Leave out the pictures and set down exactly the lines from the start of the listing through the one with "fx_opt = 1200", both included.

§

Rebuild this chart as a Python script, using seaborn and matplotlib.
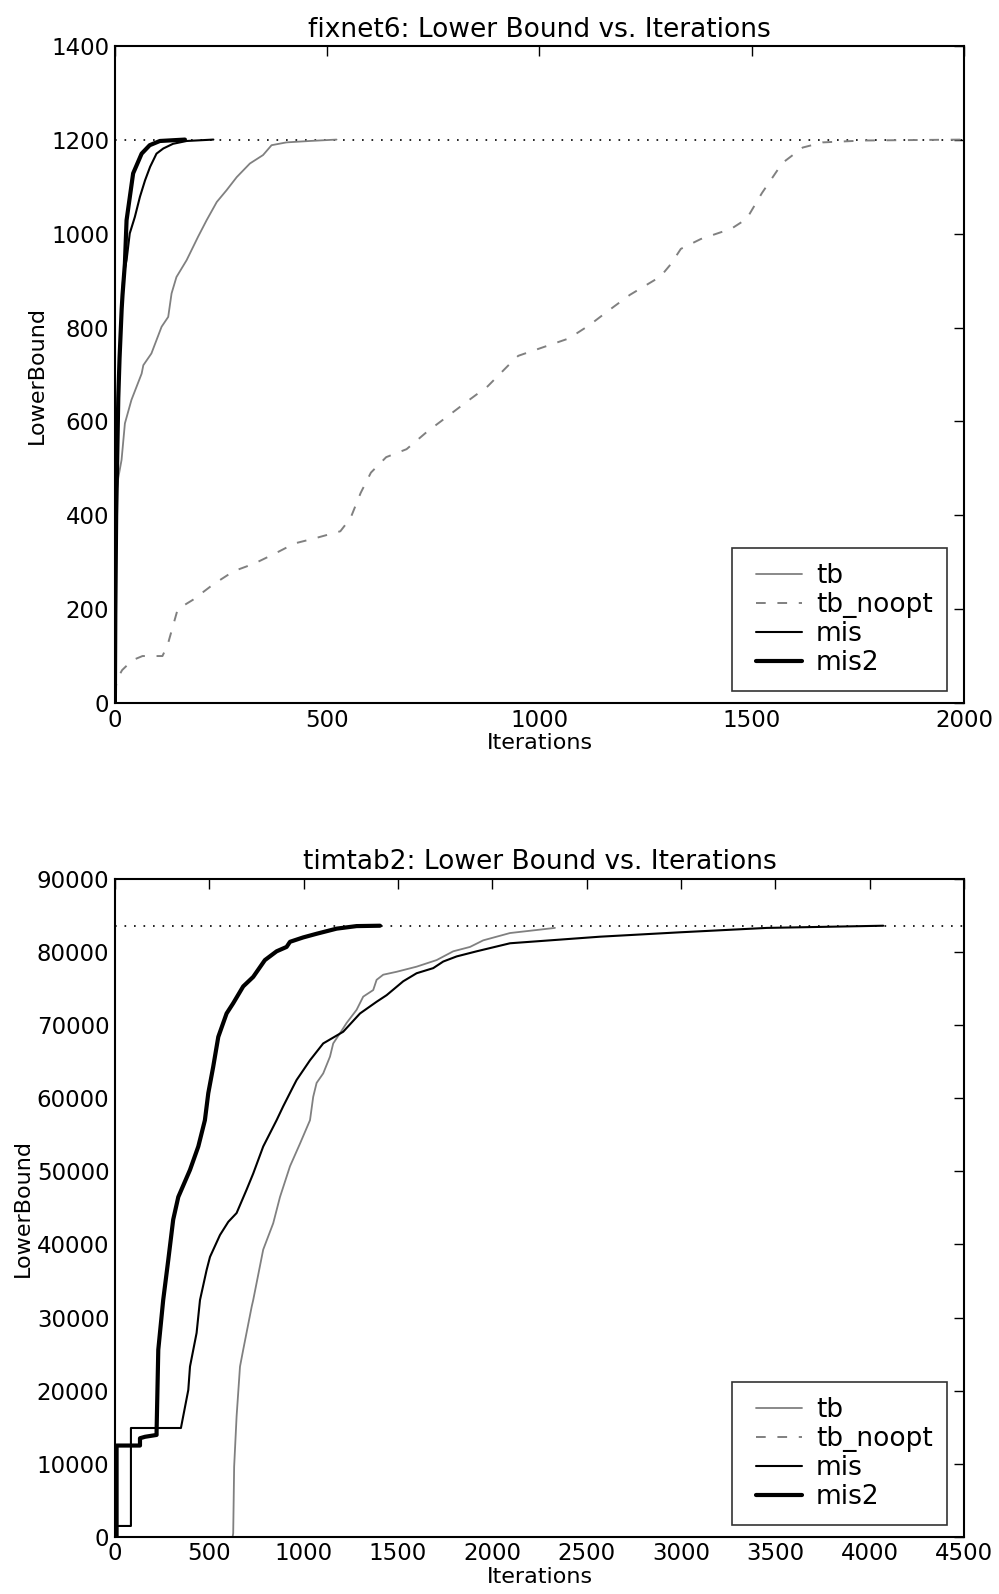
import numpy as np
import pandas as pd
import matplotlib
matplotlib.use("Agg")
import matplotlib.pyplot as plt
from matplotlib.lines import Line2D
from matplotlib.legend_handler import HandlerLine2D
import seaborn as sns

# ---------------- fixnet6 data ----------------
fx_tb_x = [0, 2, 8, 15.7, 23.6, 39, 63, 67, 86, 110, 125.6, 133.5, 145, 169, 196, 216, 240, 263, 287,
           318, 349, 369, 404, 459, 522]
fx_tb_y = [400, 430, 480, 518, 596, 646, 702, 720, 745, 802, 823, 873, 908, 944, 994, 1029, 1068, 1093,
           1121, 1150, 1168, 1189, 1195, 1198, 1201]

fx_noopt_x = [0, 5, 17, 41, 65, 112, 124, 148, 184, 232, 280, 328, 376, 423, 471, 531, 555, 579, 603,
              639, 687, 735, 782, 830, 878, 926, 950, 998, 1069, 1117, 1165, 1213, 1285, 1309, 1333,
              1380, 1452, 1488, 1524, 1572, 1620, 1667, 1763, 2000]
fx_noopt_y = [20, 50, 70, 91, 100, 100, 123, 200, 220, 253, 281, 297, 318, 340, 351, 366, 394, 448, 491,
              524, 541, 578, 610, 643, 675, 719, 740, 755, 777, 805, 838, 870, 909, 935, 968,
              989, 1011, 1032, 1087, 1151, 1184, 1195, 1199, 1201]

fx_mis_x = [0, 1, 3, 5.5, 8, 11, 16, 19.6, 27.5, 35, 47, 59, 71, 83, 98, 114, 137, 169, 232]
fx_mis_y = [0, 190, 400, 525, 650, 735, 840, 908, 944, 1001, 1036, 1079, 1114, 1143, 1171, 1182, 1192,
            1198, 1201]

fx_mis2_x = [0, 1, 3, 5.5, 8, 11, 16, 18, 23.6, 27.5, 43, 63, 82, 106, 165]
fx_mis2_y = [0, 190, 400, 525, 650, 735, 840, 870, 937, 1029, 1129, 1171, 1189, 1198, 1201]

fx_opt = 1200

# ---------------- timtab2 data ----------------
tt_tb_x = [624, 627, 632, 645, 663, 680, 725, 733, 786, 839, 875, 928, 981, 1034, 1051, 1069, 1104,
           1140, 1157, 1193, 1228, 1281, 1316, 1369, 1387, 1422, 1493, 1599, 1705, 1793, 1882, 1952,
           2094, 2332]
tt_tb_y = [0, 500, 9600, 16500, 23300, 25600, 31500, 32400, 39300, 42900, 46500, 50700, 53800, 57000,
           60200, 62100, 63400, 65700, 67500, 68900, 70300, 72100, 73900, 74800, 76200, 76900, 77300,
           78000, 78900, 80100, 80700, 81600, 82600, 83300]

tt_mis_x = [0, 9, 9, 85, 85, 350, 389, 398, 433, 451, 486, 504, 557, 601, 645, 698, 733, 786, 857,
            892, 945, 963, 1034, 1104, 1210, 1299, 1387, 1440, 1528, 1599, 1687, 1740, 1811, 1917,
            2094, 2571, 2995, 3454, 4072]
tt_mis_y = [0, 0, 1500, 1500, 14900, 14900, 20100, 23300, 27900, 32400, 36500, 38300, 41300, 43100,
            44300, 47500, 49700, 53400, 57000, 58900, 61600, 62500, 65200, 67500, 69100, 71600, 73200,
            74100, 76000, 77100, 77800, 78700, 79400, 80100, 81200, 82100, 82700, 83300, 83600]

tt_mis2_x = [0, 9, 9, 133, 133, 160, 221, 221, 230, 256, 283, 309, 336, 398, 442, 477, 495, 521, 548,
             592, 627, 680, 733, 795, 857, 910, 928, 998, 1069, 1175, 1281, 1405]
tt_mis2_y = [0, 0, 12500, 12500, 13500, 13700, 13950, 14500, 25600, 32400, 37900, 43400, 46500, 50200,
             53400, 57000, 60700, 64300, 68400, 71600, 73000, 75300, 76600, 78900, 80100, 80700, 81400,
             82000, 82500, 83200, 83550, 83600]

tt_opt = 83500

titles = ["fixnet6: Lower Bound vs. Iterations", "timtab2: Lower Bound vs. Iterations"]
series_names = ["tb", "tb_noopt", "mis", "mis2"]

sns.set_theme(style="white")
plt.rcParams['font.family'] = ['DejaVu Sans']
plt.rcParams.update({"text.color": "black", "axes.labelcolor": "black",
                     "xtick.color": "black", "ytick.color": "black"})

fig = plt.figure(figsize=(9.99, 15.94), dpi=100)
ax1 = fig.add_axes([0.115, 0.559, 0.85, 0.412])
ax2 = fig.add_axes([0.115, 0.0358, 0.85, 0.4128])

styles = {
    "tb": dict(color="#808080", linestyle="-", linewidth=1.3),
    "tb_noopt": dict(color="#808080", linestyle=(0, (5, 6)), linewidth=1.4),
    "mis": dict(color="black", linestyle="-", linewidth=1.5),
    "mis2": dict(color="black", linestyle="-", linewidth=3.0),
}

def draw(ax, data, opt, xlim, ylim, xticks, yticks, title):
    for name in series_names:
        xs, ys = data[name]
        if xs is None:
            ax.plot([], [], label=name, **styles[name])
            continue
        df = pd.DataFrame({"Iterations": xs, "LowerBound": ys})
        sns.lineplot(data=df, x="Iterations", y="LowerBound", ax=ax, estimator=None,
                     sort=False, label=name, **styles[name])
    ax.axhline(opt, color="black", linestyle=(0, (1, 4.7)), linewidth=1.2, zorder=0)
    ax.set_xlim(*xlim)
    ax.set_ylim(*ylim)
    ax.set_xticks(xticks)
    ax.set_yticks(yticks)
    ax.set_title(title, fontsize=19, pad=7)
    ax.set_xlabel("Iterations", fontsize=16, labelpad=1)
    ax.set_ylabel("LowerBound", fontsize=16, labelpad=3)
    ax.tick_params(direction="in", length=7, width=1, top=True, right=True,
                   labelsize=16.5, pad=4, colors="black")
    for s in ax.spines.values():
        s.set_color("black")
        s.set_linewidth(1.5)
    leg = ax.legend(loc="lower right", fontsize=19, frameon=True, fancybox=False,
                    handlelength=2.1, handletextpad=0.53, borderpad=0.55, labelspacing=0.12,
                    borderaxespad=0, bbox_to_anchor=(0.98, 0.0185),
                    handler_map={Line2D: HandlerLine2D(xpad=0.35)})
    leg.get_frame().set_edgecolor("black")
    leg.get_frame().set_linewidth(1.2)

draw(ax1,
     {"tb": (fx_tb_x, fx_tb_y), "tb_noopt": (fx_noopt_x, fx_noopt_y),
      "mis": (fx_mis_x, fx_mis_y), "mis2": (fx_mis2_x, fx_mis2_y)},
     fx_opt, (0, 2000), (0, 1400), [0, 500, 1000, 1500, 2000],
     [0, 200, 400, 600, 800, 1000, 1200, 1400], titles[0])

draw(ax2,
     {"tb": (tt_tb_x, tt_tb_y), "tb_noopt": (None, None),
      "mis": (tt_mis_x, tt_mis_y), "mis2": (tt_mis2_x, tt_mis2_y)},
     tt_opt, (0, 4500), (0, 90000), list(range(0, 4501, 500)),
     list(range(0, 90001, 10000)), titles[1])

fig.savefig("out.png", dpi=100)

§

▶ Task response:
Rebuild this chart as a Python script, using seaborn and matplotlib.
import numpy as np
import pandas as pd
import matplotlib
matplotlib.use("Agg")
import matplotlib.pyplot as plt
from matplotlib.lines import Line2D
from matplotlib.legend_handler import HandlerLine2D
import seaborn as sns

# ---------------- fixnet6 data ----------------
fx_tb_x = [0, 2, 8, 15.7, 23.6, 39, 63, 67, 86, 110, 125.6, 133.5, 145, 169, 196, 216, 240, 263, 287,
           318, 349, 369, 404, 459, 522]
fx_tb_y = [400, 430, 480, 518, 596, 646, 702, 720, 745, 802, 823, 873, 908, 944, 994, 1029, 1068, 1093,
           1121, 1150, 1168, 1189, 1195, 1198, 1201]

fx_noopt_x = [0, 5, 17, 41, 65, 112, 124, 148, 184, 232, 280, 328, 376, 423, 471, 531, 555, 579, 603,
              639, 687, 735, 782, 830, 878, 926, 950, 998, 1069, 1117, 1165, 1213, 1285, 1309, 1333,
              1380, 1452, 1488, 1524, 1572, 1620, 1667, 1763, 2000]
fx_noopt_y = [20, 50, 70, 91, 100, 100, 123, 200, 220, 253, 281, 297, 318, 340, 351, 366, 394, 448, 491,
              524, 541, 578, 610, 643, 675, 719, 740, 755, 777, 805, 838, 870, 909, 935, 968,
              989, 1011, 1032, 1087, 1151, 1184, 1195, 1199, 1201]

fx_mis_x = [0, 1, 3, 5.5, 8, 11, 16, 19.6, 27.5, 35, 47, 59, 71, 83, 98, 114, 137, 169, 232]
fx_mis_y = [0, 190, 400, 525, 650, 735, 840, 908, 944, 1001, 1036, 1079, 1114, 1143, 1171, 1182, 1192,
            1198, 1201]

fx_mis2_x = [0, 1, 3, 5.5, 8, 11, 16, 18, 23.6, 27.5, 43, 63, 82, 106, 165]
fx_mis2_y = [0, 190, 400, 525, 650, 735, 840, 870, 937, 1029, 1129, 1171, 1189, 1198, 1201]

fx_opt = 1200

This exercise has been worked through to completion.